How deeply relieved and gratified I was to hear Mr Boland say on that tape, in a reply to a question by Bruce Arnold about the unexplained ‘out of the blue’ repeal of the External
Relations Act, that ‘Noël Browne’s version of the repeal of the External Relations Act was correct’. Further, he confirmed that no Cabinet decision had been taken. The
versions of MacBride, Dillon, and Morrissey, according to Mr Boland, were mostly fantasy. He disclosed on further questioning that there had been no consultation with the British. As with the rest
of us, the announcement that the Irish government intended to repeal the External Relations Act had taken the British by surprise.

While greatly relieved to hear my version of the facts verified I did not refer to Boland by name, but simply as a ‘senior civil servant’, in a subsequent letter to the newspapers.
In spite of Hector Legge’s jeering invitation to me ‘to name the civil servant’ I believed it improper to mention Boland’s name in public in what was blatantly a political
matter. When I told Bruce Arnold of my dilemma, he helpfully told me of one other person who knew precisely what had happened. This was Maurice Dockrell, a member of a former Unionist Protestant
Fine Gael family and himself a former TD.

It seems that the Taoiseach had doubts about the political effects of his decision on the Unionist sector of the Fine Gael vote in his constituency. He decided to speak to Maurice Dockrell who
could be depended upon to help undo the damage by telling his co-religionists in confidence the exact story, as told to him by Costello, about what had happened in Ottawa. Apparently, at the
reception for himself and his wife given in Ottawa by the Govenor General, Lord Alexander, Costello got the impression that ‘there was a certain coolness’ to himself. He was displeased
at the placing at the banqueting table and believed that there had been some intended discourtesy to his wife. Later a silver replica of ‘Roaring Meg’ was placed in front of either
Costello or his wife. ‘Roaring Meg’ was a famous cannon used by the Protestants in their defence of Derry’s walls against the Catholics during the Siege of Derry. Costello went
on, ‘I was so insulted by these things’ that ‘I lost my temper and declared it’ (the repeal of the External Relations Act). Arnold concludes, ‘That, dear reader, is
how Ireland left the Commonwealth.’

It is most important to note that this story of the repeal of the External Relations Act is also confirmed by Mr Boland. It was Boland who first brought the surprise news of the repeal to both
MacBride and Lord Maffey, who were dining together at the Russell Hotel when the news came through from Ottawa. Maffey was later to be reported as saying that ‘no conversation had taken place
between the two governments on the issue.’ Arnold also notes, ‘Costello did offer his resignation on his return but it was refused.’ Though this story was published in the
Irish Independent
on 4 February 1984, no attempt was made by the surviving former Cabinet ministers, MacBride and Dillon, to apologise for their defamation of my character.

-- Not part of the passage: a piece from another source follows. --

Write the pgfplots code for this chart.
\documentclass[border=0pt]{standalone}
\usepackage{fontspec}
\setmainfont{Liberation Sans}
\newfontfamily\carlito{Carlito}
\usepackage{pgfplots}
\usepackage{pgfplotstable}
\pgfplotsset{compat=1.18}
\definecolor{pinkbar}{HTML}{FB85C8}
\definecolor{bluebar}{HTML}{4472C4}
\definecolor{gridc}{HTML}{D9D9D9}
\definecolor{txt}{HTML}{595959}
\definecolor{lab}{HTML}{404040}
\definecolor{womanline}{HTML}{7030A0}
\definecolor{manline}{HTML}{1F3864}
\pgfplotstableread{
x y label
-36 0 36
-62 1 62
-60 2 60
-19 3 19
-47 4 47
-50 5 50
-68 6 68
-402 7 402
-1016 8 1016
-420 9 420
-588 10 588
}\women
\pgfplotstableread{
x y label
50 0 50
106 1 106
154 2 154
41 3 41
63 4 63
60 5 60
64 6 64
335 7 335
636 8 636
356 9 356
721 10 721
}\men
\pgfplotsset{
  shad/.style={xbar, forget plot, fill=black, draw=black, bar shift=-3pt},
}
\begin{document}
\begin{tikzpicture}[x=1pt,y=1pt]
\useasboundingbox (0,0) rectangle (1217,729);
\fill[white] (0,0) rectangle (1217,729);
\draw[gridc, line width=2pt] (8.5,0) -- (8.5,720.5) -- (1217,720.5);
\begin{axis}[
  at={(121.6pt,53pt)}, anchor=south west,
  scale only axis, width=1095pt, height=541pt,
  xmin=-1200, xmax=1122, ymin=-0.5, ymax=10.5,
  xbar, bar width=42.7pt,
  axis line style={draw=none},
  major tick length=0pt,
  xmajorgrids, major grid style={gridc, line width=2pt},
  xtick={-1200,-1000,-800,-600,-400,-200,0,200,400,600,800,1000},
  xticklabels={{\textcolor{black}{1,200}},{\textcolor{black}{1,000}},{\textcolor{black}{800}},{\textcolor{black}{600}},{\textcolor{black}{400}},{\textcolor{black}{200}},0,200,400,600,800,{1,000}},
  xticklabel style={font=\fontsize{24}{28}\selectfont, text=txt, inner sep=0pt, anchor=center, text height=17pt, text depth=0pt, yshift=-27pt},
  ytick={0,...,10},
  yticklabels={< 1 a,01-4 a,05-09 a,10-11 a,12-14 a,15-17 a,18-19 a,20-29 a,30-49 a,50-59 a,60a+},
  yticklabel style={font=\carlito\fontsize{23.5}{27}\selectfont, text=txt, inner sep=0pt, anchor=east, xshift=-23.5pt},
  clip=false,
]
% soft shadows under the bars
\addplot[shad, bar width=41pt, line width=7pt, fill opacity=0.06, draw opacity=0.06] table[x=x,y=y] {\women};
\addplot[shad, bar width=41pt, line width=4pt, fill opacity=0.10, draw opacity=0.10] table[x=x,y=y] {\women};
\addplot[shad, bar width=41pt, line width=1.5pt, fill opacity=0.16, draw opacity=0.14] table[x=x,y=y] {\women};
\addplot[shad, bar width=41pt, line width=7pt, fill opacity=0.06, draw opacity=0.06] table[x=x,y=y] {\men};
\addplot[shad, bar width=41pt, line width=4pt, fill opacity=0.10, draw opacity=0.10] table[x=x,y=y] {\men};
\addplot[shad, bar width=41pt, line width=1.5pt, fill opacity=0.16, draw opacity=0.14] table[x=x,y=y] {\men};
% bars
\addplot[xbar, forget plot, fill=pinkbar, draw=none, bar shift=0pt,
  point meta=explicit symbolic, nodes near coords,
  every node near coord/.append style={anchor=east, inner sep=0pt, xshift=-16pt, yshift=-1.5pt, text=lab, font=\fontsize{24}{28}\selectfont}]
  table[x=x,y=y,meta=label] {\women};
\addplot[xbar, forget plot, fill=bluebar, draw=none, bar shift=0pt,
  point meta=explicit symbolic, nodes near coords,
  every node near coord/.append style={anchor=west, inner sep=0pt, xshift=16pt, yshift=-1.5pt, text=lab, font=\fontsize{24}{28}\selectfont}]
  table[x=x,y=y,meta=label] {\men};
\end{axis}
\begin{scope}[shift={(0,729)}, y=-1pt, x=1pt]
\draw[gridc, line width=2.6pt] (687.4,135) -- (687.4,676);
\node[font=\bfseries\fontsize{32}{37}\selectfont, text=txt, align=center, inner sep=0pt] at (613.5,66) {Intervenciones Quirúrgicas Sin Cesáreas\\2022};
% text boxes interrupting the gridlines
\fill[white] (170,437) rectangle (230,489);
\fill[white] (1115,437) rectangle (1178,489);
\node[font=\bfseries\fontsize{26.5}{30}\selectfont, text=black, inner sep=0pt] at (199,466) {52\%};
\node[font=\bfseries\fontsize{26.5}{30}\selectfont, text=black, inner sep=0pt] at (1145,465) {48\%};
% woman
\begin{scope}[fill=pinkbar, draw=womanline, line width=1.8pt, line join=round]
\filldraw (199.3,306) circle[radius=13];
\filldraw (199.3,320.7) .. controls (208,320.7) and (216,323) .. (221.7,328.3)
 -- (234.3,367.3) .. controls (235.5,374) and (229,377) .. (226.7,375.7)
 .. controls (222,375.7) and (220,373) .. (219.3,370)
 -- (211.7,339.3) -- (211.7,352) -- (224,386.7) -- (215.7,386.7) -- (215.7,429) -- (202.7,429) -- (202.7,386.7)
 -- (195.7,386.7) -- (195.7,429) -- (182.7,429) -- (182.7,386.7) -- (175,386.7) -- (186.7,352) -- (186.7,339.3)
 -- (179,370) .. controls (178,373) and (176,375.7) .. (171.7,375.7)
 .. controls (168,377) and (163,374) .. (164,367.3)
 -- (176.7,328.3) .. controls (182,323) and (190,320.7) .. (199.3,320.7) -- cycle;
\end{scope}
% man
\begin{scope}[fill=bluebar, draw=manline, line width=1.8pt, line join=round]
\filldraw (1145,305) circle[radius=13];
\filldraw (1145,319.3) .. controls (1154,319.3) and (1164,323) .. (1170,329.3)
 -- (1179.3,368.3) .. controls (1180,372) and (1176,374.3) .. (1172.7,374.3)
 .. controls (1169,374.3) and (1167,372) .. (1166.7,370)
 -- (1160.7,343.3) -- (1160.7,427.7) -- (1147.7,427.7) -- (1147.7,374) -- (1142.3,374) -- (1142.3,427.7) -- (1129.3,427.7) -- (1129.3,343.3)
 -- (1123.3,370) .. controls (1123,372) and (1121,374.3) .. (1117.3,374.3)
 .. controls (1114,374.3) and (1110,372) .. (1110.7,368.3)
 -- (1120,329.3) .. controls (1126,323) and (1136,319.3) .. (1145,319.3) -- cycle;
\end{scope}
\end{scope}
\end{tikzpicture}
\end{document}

The process of the repeal of the External Relations Act was irresponsible, incredible and ludicrous. Indeed because it was so ridiculous, it was not surprising that my correct version was not
believed. It was surely both ill-mannered and ungracious of Fine Gael and Mr Costello to deprive Seán MacBride of his rights, as the relevant Minister, to introduce the Bill repealing the
External Relations Act. Mr Costello chose to introduce the Bill himself. MacBride, in a pitiful protest, did not appear at the Easter Sunday march-pasts and volleys from the roof of the GPO
trumpeting the celebrations of a ‘famous victory.’ In his absence, I acted as Minister for External Affairs at the circus.

Annoyed by the cavalier behaviour of the Irish government the British, in a devastating riposte, introduced the Ireland Act, 1949, without MacBride’s knowledge. Because of his absence, yet
again, I acted as Minister for External Affairs in receiving the copy of the Act in great secrecy en route to the government. This Act shocked the Irish government with its guarantees, which stand
to this day, to the Unionist population in the North. The operative phrase ran: ‘That in no event will Northern Ireland, or any part thereof cease to be part of His Majesty’s dominions,
and of the United Kingdom, without the consent of Northern Ireland.’ This provoked a solemn protest from the Irish government. In truth, Mr Costello’s Canadian capers were to cost us
dearly.

De Valera’s position on the repeal of the External Relations Act was that this last link with the Commonwealth, if repealed, would have the effect of consolidating the border and so
further delay North-South reconciliation. Events were to prove that he was correct in his analysis. The British Prime Minister, Clement Attlee, said in a statement on 12 May 1949: ‘It was the
act of the Éire Government itself, deciding to leave the Commonwealth, which made inevitable a declaration as to the position of that part of Ireland which was continuing in the
Commonwealth. The Ireland Bill merely recognised that fact.’ Further, the official reports of the House of Commons Debates for 17 May 1949 showed that no documents had passed between the
British and the Irish governments, and ‘no conversation had taken place between them’ that such a pronouncement was to take place, that the repeal of the External Relations Act had been
decided on either by the Irish Government, or Mr Costello. Indeed, they went on to declare that the decision of the Irish government ‘came as a painful surprise to the British.’

With hindsight, and access to Irish and US State papers, we may attempt to puzzle over the private workings of Seán MacBride’s mind which led to his strange nomination to the Clann
na Poblachta Senate seat of a former British Army officer, the Protestant northerner Captain Denis Ireland. Until the announcement of this name MacBride had remained secretive about his plans.